### Prompt
Omit the pictures and print exactly the lines of the listing below, starting at the first and ending at the line containing "fig = go.Figure()".

===============

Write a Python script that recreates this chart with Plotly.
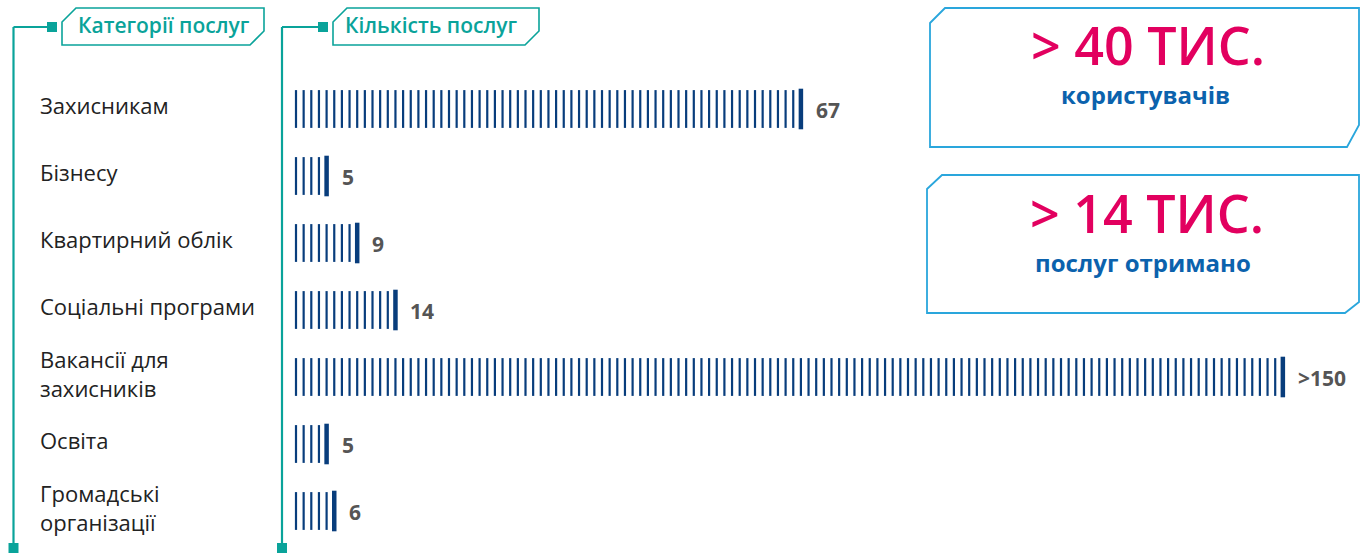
import plotly.graph_objects as go

# data
categories = [
    "Захисникам",
    "Бізнесу",
    "Квартирний облік",
    "Соціальні програми",
    "Вакансії для<br>захисників",
    "Освіта",
    "Громадські<br>організації",
]
service_counts = [67, 5, 9, 14, 150, 5, 6]
count_labels = ["67", "5", "9", "14", ">150", "5", "6"]
bar_cap = 130  # the long bar is cut off on the chart

W, H = 1362, 553
TEAL = "#0aa39a"
BLUE_LINE = "#2aa6dc"
NAVY = "#083d7c"
MAGENTA = "#e2005f"
DEEP_BLUE = "#0b62ad"
FONT = "Open Sans"


def px(x):
    return x / W


def py(y):
    return 1 - y / H


fig = go.Figure()

thin_x, thin_y, end_x, end_y = [], [], [], []
for i, v in enumerate(service_counts):
    n = min(v, bar_cap)
    thin_x += list(range(1, n))
    thin_y += [i] * (n - 1)
    end_x.append(n)
    end_y.append(i)

fig.add_trace(go.Scatter(
    x=thin_x, y=thin_y, mode="markers",
    marker=dict(symbol="line-ns", size=27, line=dict(width=2.2, color=NAVY)),
    hoverinfo="skip", showlegend=False,
))
fig.add_trace(go.Scatter(
    x=end_x, y=end_y, mode="markers",
    marker=dict(symbol="line-ns", size=29, line=dict(width=4.5, color=NAVY)),
    hoverinfo="skip", showlegend=False,
))

# value labels next to each bar
for i, lab in enumerate(count_labels):
    fig.add_annotation(
        x=end_x[i], y=i, text=f"<b>{lab}</b>", showarrow=False,
        xanchor="left", yanchor="middle", xshift=13, yshift=-1,
        font=dict(family=FONT, size=21, color="#555555"),
    )

# category names
for i, cat in enumerate(categories):
    fig.add_annotation(
        x=px(38), xref="paper", y=i, yref="y", text=cat, showarrow=False,
        xanchor="left", yanchor="middle", yshift=4, align="left",
        font=dict(family=FONT, size=22, color="#222222"),
    )

shapes = []


def poly(points, color, width=1.8):
    path = "M " + " L ".join(f"{px(x)},{py(y)}" for x, y in points) + " Z"
    shapes.append(dict(type="path", path=path, xref="paper", yref="paper",
                       line=dict(color=color, width=width)))


def line(x0, y0, x1, y1, color, width=2):
    shapes.append(dict(type="line", xref="paper", yref="paper",
                       x0=px(x0), y0=py(y0), x1=px(x1), y1=py(y1),
                       line=dict(color=color, width=width)))


def square(cx, cy, s, color):
    shapes.append(dict(type="rect", xref="paper", yref="paper",
                       x0=px(cx - s / 2), x1=px(cx + s / 2),
                       y0=py(cy - s / 2), y1=py(cy + s / 2),
                       fillcolor=color, line=dict(width=0)))


def text(x, y, s, size, color, weight="normal"):
    fig.add_annotation(x=px(x), y=py(y), xref="paper", yref="paper",
                       text=s, showarrow=False, xanchor="center", yanchor="middle",
                       font=dict(family=FONT, size=size, color=color, weight=weight))


# teal header brackets
for lx, box_l, box_r in [(13.5, 62, 264), (282, 333, 539)]:
    line(lx, 27, lx, 553, TEAL, 2.2)
    line(lx, 27, box_l - 10, 27, TEAL, 2.2)
    square(box_l - 10, 27, 10, TEAL)
    square(lx, 548, 10, TEAL)
    poly([(box_l, 22), (box_l + 14, 8), (box_r, 8), (box_r, 31),
          (box_r - 14, 45), (box_l, 45)], TEAL, 1.6)

text(164, 25, "Категорії послуг", 21, TEAL, 600)
text(431, 25, "Кількість послуг", 21, TEAL, 600)

# highlight boxes on the right
poly([(930, 23), (945, 8), (1359, 8), (1359, 125), (1347, 147), (930, 147)], BLUE_LINE, 1.8)
poly([(927, 189), (942, 175), (1359, 175), (1359, 302), (1345, 313), (927, 313)], BLUE_LINE, 1.8)

text(1148, 45, "> 40 ТИС.", 52, MAGENTA, 600)
text(1145, 95, "користувачів", 24, DEEP_BLUE, "bold")
text(1147, 212, "> 14 ТИС.", 52, MAGENTA, 600)
text(1143, 262, "послуг отримано", 24, DEEP_BLUE, "bold")

# axis scale: one tick mark = 7.65 px, first mark at x=296, rows 67 px apart
unit = 7.65
x0 = 1 - 296 / unit
row = 67
y_top = -109 / row

fig.update_layout(
    width=W, height=H,
    margin=dict(l=0, r=0, t=0, b=0),
    paper_bgcolor="white", plot_bgcolor="white",
    xaxis=dict(range=[x0, x0 + W / unit], visible=False, fixedrange=True),
    yaxis=dict(range=[y_top + H / row, y_top], visible=False, fixedrange=True),
    shapes=shapes,
)

fig.write_html("out.html", config={"displayModeBar": False},
               post_script="document.body.style.margin='0';")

===============

### Response to the exercise
Write a Python script that recreates this chart with Plotly.
import plotly.graph_objects as go

# data
categories = [
    "Захисникам",
    "Бізнесу",
    "Квартирний облік",
    "Соціальні програми",
    "Вакансії для<br>захисників",
    "Освіта",
    "Громадські<br>організації",
]
service_counts = [67, 5, 9, 14, 150, 5, 6]
count_labels = ["67", "5", "9", "14", ">150", "5", "6"]
bar_cap = 130  # the long bar is cut off on the chart

W, H = 1362, 553
TEAL = "#0aa39a"
BLUE_LINE = "#2aa6dc"
NAVY = "#083d7c"
MAGENTA = "#e2005f"
DEEP_BLUE = "#0b62ad"
FONT = "Open Sans"


def px(x):
    return x / W


def py(y):
    return 1 - y / H


fig = go.Figure()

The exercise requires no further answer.